• [AIM OF THE TASK]: Find how many lines hold the word "with". Give only the number.

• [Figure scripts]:

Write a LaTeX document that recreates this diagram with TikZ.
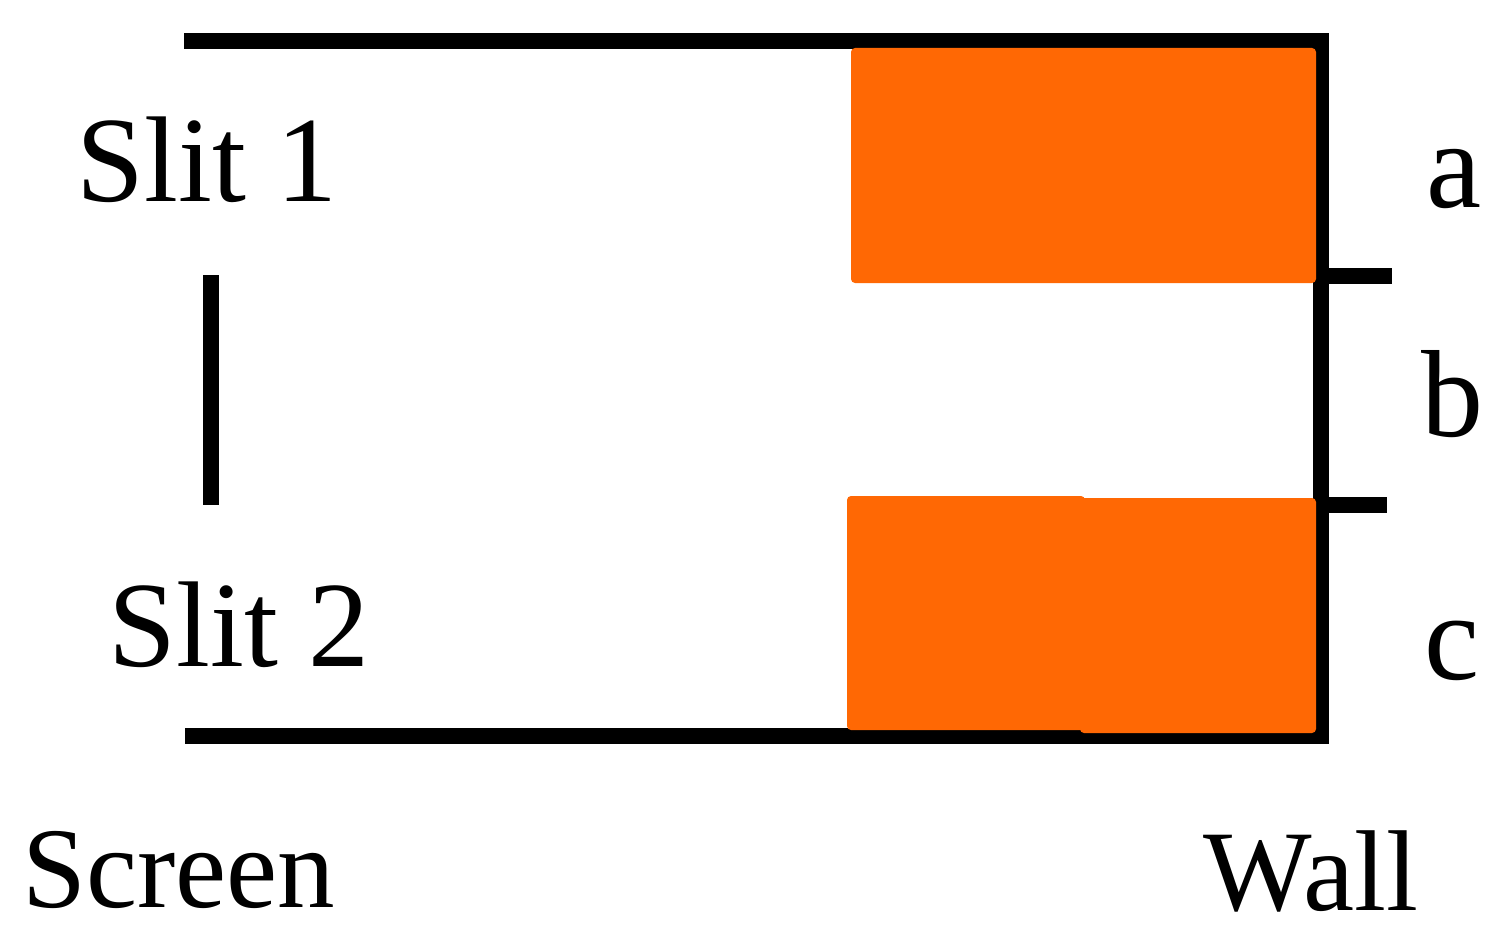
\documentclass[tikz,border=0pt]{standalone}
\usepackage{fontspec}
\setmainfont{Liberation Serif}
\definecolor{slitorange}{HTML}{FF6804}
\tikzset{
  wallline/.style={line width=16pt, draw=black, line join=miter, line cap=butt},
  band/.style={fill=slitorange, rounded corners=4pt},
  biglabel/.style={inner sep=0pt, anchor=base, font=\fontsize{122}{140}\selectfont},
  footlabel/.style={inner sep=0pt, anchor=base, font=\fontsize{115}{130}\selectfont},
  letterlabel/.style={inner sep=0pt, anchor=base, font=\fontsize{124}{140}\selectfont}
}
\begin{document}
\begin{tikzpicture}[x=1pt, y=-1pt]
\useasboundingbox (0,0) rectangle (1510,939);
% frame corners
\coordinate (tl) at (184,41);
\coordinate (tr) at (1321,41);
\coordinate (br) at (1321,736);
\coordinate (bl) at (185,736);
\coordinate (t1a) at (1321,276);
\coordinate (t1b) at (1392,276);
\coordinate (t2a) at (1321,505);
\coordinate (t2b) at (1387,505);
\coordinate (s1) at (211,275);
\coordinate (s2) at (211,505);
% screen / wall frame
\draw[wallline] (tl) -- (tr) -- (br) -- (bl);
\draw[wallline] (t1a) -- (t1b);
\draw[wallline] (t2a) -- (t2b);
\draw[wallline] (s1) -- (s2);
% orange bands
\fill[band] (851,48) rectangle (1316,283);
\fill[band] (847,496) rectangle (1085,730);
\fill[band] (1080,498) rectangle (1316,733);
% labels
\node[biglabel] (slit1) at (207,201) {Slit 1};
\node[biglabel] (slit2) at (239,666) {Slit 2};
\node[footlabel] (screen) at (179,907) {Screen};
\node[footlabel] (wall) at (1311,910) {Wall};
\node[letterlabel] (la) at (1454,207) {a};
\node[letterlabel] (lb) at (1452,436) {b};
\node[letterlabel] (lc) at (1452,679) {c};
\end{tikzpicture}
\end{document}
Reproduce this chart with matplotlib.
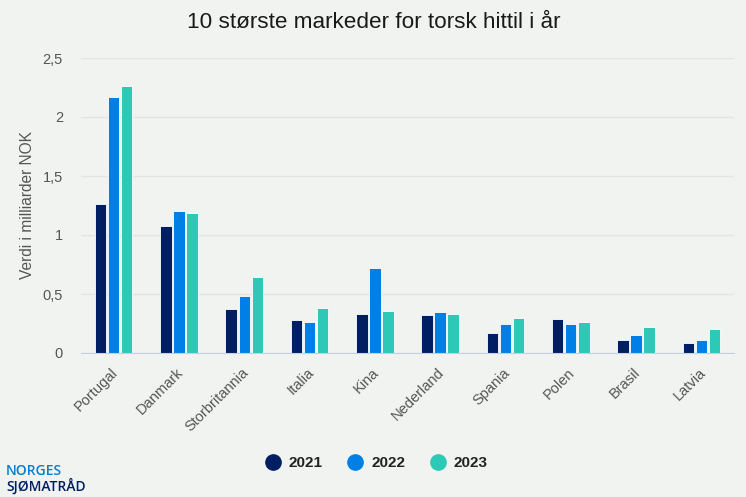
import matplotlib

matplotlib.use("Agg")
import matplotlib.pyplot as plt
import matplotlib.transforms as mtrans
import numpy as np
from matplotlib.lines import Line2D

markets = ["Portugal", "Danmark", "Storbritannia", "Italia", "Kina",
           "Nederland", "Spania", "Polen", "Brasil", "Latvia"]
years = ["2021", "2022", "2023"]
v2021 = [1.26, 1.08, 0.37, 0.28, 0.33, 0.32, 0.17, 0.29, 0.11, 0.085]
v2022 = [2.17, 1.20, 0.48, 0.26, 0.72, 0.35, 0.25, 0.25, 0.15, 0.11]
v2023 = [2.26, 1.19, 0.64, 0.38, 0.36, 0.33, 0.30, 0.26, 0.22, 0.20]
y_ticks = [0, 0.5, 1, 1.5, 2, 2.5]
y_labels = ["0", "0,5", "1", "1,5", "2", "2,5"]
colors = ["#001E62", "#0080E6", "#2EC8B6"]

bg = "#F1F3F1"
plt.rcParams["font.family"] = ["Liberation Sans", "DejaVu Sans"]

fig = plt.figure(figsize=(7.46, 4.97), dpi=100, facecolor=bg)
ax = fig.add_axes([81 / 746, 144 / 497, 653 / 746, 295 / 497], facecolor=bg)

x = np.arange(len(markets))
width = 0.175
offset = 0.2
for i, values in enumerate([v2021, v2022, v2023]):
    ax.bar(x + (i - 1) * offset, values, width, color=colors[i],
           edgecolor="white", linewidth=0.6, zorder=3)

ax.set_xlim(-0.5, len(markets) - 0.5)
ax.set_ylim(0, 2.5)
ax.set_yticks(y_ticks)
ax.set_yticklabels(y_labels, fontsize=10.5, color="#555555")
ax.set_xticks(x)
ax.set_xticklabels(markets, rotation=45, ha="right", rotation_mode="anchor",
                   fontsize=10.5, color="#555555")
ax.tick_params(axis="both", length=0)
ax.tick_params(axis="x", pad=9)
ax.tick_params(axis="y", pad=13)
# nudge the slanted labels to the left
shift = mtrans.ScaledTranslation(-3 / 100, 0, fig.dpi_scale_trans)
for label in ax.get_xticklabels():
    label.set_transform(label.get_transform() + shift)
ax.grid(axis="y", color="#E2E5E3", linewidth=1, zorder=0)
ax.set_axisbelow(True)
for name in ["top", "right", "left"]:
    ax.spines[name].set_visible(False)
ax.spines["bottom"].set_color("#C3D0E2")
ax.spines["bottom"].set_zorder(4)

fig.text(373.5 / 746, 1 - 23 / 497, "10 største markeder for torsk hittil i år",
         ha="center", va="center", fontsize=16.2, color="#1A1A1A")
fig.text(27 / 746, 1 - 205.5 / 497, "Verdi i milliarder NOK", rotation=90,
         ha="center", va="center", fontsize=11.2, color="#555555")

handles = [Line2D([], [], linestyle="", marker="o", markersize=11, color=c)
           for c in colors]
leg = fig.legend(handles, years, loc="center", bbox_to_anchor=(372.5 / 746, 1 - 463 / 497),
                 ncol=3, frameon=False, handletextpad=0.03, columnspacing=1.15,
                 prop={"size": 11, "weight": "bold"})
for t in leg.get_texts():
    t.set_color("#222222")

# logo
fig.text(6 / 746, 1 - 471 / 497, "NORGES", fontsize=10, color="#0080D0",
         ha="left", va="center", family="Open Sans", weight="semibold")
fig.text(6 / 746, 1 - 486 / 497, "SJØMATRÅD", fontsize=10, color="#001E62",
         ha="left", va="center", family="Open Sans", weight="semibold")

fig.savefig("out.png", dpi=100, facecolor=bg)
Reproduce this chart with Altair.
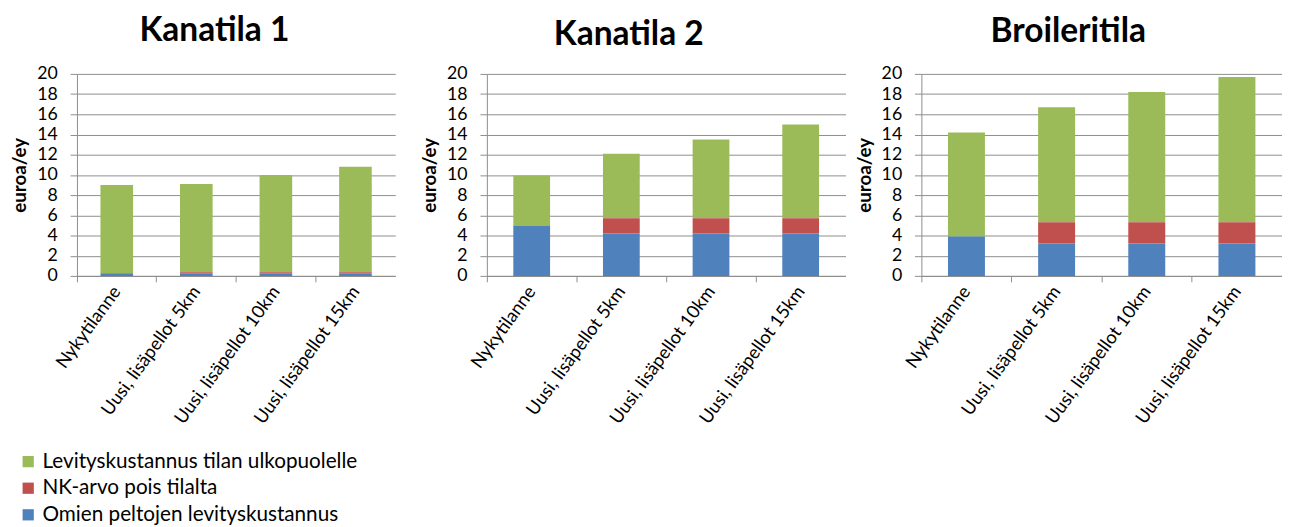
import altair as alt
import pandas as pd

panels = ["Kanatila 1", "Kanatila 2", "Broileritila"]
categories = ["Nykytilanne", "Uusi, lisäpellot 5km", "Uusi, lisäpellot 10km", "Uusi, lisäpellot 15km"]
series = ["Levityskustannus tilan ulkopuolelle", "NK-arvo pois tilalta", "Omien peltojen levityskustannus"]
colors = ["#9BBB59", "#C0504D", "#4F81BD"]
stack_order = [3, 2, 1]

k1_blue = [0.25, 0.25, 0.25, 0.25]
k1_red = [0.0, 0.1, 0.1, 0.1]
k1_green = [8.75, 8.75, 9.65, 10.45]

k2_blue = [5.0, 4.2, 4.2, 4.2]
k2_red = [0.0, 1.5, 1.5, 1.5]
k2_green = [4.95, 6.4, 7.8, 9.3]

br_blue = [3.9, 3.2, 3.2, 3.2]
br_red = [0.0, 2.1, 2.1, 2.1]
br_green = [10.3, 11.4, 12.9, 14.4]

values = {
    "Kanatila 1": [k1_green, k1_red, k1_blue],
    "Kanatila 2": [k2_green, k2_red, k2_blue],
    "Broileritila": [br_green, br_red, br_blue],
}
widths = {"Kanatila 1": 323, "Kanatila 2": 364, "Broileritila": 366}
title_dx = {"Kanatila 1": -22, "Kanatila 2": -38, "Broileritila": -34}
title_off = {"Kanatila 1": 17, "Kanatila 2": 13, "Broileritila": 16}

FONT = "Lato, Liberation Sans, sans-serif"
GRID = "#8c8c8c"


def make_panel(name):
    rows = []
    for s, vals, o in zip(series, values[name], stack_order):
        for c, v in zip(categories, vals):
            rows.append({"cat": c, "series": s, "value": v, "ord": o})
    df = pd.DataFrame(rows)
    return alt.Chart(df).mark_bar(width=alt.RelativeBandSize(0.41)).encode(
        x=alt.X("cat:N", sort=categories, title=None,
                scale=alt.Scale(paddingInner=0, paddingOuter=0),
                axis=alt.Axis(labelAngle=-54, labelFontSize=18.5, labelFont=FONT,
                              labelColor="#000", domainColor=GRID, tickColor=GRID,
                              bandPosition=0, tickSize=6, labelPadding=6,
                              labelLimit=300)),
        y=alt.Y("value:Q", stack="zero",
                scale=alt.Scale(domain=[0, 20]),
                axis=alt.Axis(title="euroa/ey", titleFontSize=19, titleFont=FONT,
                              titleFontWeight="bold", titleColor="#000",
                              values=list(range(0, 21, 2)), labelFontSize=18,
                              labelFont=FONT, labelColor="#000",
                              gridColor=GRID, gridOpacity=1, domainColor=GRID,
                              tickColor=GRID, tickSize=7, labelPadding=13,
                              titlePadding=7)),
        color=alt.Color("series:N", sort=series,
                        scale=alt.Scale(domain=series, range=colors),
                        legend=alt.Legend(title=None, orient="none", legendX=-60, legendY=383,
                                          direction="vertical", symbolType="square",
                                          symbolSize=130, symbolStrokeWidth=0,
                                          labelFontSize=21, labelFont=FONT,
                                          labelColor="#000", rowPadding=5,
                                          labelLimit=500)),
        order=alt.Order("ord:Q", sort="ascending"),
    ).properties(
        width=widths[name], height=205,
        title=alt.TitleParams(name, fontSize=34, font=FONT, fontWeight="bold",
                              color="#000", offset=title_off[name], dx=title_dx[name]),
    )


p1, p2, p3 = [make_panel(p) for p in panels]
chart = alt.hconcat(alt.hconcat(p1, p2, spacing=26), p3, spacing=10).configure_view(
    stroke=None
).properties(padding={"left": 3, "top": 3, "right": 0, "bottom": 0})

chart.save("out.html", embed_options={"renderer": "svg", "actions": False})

• [FINISHED EXERCISE]: 3